Damage to voltage regulators caused by failure to ground, short or overloading a generator product is not covered under the warranty.
Batteries supplied with any generator product should be considered a bonus item and not covered under warranty. Batteries can be damaged by shock, shorting terminals, heat, acid spillage and a number of other factors that can not be controlled after it has left our facility. Spillage of acid as corrosion or damage caused by battery acid is not covered by warranty.
Disclaimer of Consequential Damage and Limitation of Implied Warranties
We disclaim any responsibility for the loss of time or use for product, transportation, commercial loss, or any other incidental or consequential damage. Any implied warranties are limited to the duration of the written limited warranty.


Yep, that's right, it's an incredible warranty, an incredibly bad warranty !!! I guess an AVR is a "consumable part", just like "fuel cut-off valves" and "receptacles" - hmmmm, lessseee, hasn't the most frequent parts to fail been AVR's and fuel cut-off valves????

But, as Fox News says, "Fair and balanced - we report - you decide!"
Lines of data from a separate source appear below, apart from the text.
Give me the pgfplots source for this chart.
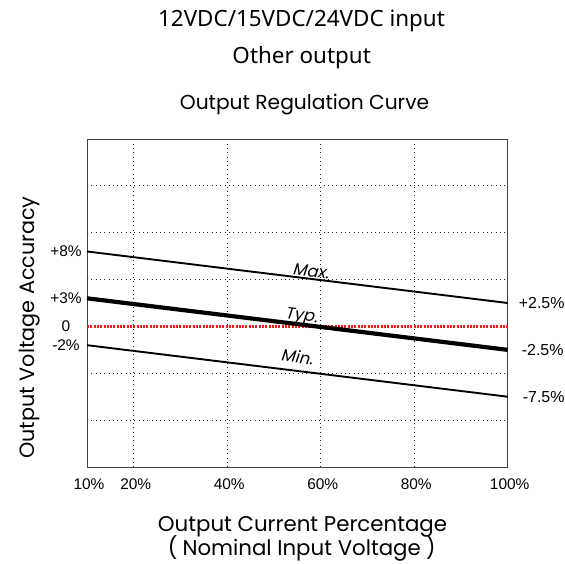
\documentclass[border=0pt]{standalone}
\usepackage{fontspec}
\setmainfont{Liberation Sans}
\newfontfamily\titlefont{Noto Sans}
\newfontfamily\geofont{Poppins}
\newfontfamily\geoslant[FakeSlant=0.2]{Poppins}
\usepackage{pgfplots}
\pgfplotsset{compat=1.18}
\definecolor{zerored}{RGB}{236,30,24}
\begin{document}
\begin{tikzpicture}
\path[use as bounding box] (0,0) rectangle (565bp,-564bp);
\node[anchor=base, font=\titlefont\fontsize{22.5}{26}\selectfont] at (301.5bp,-26.7bp) {12VDC/15VDC/24VDC input};
\node[anchor=base, font=\titlefont\fontsize{22.5}{26}\selectfont] at (301.7bp,-63.3bp) {Other output};
\node[anchor=base, font=\geofont\fontsize{20.3}{24}\selectfont] at (304.5bp,-109bp) {Output Regulation Curve};
\node[anchor=base, inner sep=0pt, font=\geofont\fontsize{21.4}{24}\selectfont] at (302.5bp,-531.7bp) {Output Current Percentage};
\node[anchor=base, inner sep=0pt, font=\geofont\fontsize{21.4}{24}\selectfont] at (301.7bp,-555bp) {(\hspace{5bp}Nominal Input Voltage\hspace{5bp})};
\node[anchor=base, rotate=90, font=\geofont\fontsize{20.8}{24}\selectfont] at (34bp,-327.5bp) {Output Voltage Accuracy};
\begin{axis}[
  at={(87bp,-467bp)}, anchor=south west,
  scale only axis, width=420.7bp, height=328bp,
  xmin=10, xmax=100, ymin=-15, ymax=20,
  clip=false,
  xtick={10,20,40,60,80,100},
  xticklabels={10\%,20\%,40\%,60\%,80\%,100\%},
  ytick={-2,0,3,8},
  yticklabels={-2\%,0,+3\%,+8\%},
  extra y ticks={-10,-5,5,10,15},
  extra y tick labels={},
  extra y tick style={ymajorgrids=true},
  xmajorgrids=true,
  grid style={black!85, line width=0.9bp, dash pattern=on 0.9bp off 3.4bp},
  major tick length=0pt,
  tick label style={font=\fontsize{15.5}{18}\selectfont},
  xticklabel style={yshift=-8bp, xshift=2bp},
  yticklabel style={anchor=center, xshift=-21bp},
  axis line style={black!75, line width=0.9bp},
]
\addplot[zerored, line width=2.2bp, dash pattern=on 2bp off 1.3bp] coordinates {(10,0) (100,0)};
\addplot[black, line width=1.9bp] coordinates {(10,8) (100,2.5)}
  node[pos=0.53, sloped, anchor=base, yshift=2bp, font=\geoslant\fontsize{16.5}{18}\selectfont] {Max.};
\addplot[black, line width=4.2bp] coordinates {(10,3) (100,-2.5)}
  node[pos=0.507, sloped, anchor=base, yshift=4bp, font=\geoslant\fontsize{16.5}{18}\selectfont] {Typ.};
\addplot[black, line width=1.9bp] coordinates {(10,-2) (100,-7.5)}
  node[pos=0.495, sloped, anchor=base, yshift=8bp, font=\geoslant\fontsize{16.5}{18}\selectfont] {Min.};
\node[anchor=east, font=\fontsize{16}{18}\selectfont, inner sep=0pt] at (axis cs:100,2.5) [xshift=57bp] {+2.5\%};
\node[anchor=east, font=\fontsize{16}{18}\selectfont, inner sep=0pt] at (axis cs:100,-2.5) [xshift=56bp] {-2.5\%};
\node[anchor=east, font=\fontsize{16}{18}\selectfont, inner sep=0pt] at (axis cs:100,-7.5) [xshift=57bp] {-7.5\%};
\end{axis}
\end{tikzpicture}
\end{document}
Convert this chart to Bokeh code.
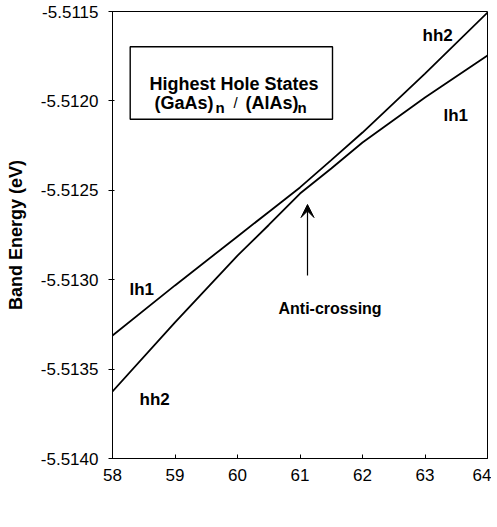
from bokeh.plotting import figure
from bokeh.models import (Range1d, FixedTicker, PrintfTickFormatter, Label,
                          BoxAnnotation, Arrow, VeeHead)
from bokeh.embed import file_html
from bokeh.resources import INLINE

# ---- data ----
n_layers = [58, 59, 60, 60.5, 61, 61.5, 62, 63, 64]
upper_branch = [-5.513312, -5.513032, -5.512758, -5.512621, -5.512484,
                -5.512331, -5.512177, -5.511847, -5.511506]
lower_branch = [-5.513625, -5.513239, -5.512865, -5.512694, -5.512518,
                -5.512378, -5.512233, -5.511981, -5.511746]
x_ticks = [58, 59, 60, 61, 62, 63, 64]
y_ticks = [-5.5140, -5.5135, -5.5130, -5.5125, -5.5120, -5.5115]

X0, X1 = 58, 64
Y0, Y1 = -5.5140, -5.5115
FRAME_W, FRAME_H = 375, 447
FRAME_LEFT, FRAME_TOP = 115, 13  # page pixels


def at(px, py):
    """page-pixel position -> data coordinates (for annotation placement)"""
    return (X0 + (px - FRAME_LEFT) / FRAME_W * (X1 - X0),
            Y1 - (py - FRAME_TOP) / FRAME_H * (Y1 - Y0))


FONT = "Liberation Sans"

p = figure(width=491, height=515, output_backend="svg", toolbar_location=None,
           x_range=Range1d(X0, X1), y_range=Range1d(Y0, Y1),
           min_border_left=112, min_border_right=4, min_border_top=11,
           min_border_bottom=57)
p.background_fill_color = "white"
p.border_fill_color = "white"
p.outline_line_color = "black"
p.outline_line_width = 1
p.xgrid.visible = False
p.ygrid.visible = False

p.line(n_layers, upper_branch, line_color="black", line_width=1.8)
p.line(n_layers, lower_branch, line_color="black", line_width=1.8)

# axes
p.xaxis.ticker = FixedTicker(ticks=x_ticks)
p.yaxis.ticker = FixedTicker(ticks=y_ticks)
p.yaxis.formatter = PrintfTickFormatter(format="%.4f")
for ax in (p.xaxis[0], p.yaxis[0]):
    ax.axis_line_color = "black"
    ax.major_tick_line_color = "black"
    ax.minor_tick_line_color = None
    ax.major_label_text_font = FONT
    ax.major_label_text_font_size = "17px"
    ax.major_label_text_color = "black"
p.xaxis.major_tick_in = 4
p.xaxis.major_tick_out = 0
p.xaxis.major_label_standoff = 10
p.yaxis.major_tick_in = 2
p.yaxis.major_tick_out = 4
p.yaxis.major_label_standoff = 10
p.yaxis.axis_label = "Band Energy (eV)"
p.yaxis.axis_label_text_font = FONT
p.yaxis.axis_label_text_font_size = "18px"
p.yaxis.axis_label_text_font_style = "bold"
p.yaxis.axis_label_text_color = "black"
p.yaxis.axis_label_standoff = 12

# title box
bl, bt = at(132.7, 48.3)
br, bb = at(335, 120.7)
p.add_layout(BoxAnnotation(left=bl, right=br, top=bt, bottom=bb,
                           fill_color="white", fill_alpha=1.0,
                           line_color="black", line_alpha=1.0, line_width=1.4))


def lab(text, px, py, size, style="bold"):
    x, y = at(px, py)
    p.add_layout(Label(x=x, y=y, text=text, text_font=FONT,
                       text_font_size=size, text_font_style=style,
                       text_color="black", text_align="left",
                       text_baseline="alphabetic"))


lab("Highest Hole States", 152, 85, "18px")
lab("(GaAs)", 157, 104, "18px")
lab("n", 218, 108.5, "15px")
lab("/", 236, 104, "15px", "normal")
lab("(AlAs)", 248, 104, "18px")
lab("n", 300, 108.5, "15px")

lab("hh2", 425, 37, "17px")
lab("lh1", 446, 117, "17px")
lab("lh1", 132, 291, "17px")
lab("hh2", 142, 401, "17px")
lab("Anti-crossing", 281, 310, "16px")

ax0, ay0 = at(310, 277)
ax1, ay1 = at(310, 206)
p.add_layout(Arrow(end=VeeHead(size=13, fill_color="black", line_color="black"),
                   x_start=ax0, y_start=ay0, x_end=ax1, y_end=ay1,
                   line_color="black", line_width=1.2))

open("out.html", "w").write(file_html(p, INLINE))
Now I realize I was testing a considerably modified genset when the AVR failed, so it's not the cost of the part that burns me, it's just that this "warranty" is not the one published in the back of my owner's manual ... it says it covers "material and workmanship" for one year and does not mention any exclusions whatsoever. There is a principle involved somewhere !!!

Well, one thing I got correct ... I said "all things being equal, I would buy a Champion because of their support."


Regards,
John
John & Linda
2005 Pilgrim 274RL-5SS
2008 F-250
Amelia - the Welsh Terrier. Daisy, Bonny, & Rosie - the cats!

Old___Slow
Explorer
Explorer
bill h wrote:
professor95 wrote:





I like that. It kinda makes me want to repeat my hog house kluge made from Celotex Soundstop and duct tape. It had both ends open, but I leaned some board against each end to block sound but still allow some air in and out.

If you were on this edge of the continent, we could make an event out of it. Test 'em with the same meter in the same environment. All we would need would be a bartender and a grillemeister.

Mine is lighter, though. ........No anvil.

.



I have tried to improve on this idea and hope it's okay with Prof'. In the picture, maybe the gen is set to far to the rear?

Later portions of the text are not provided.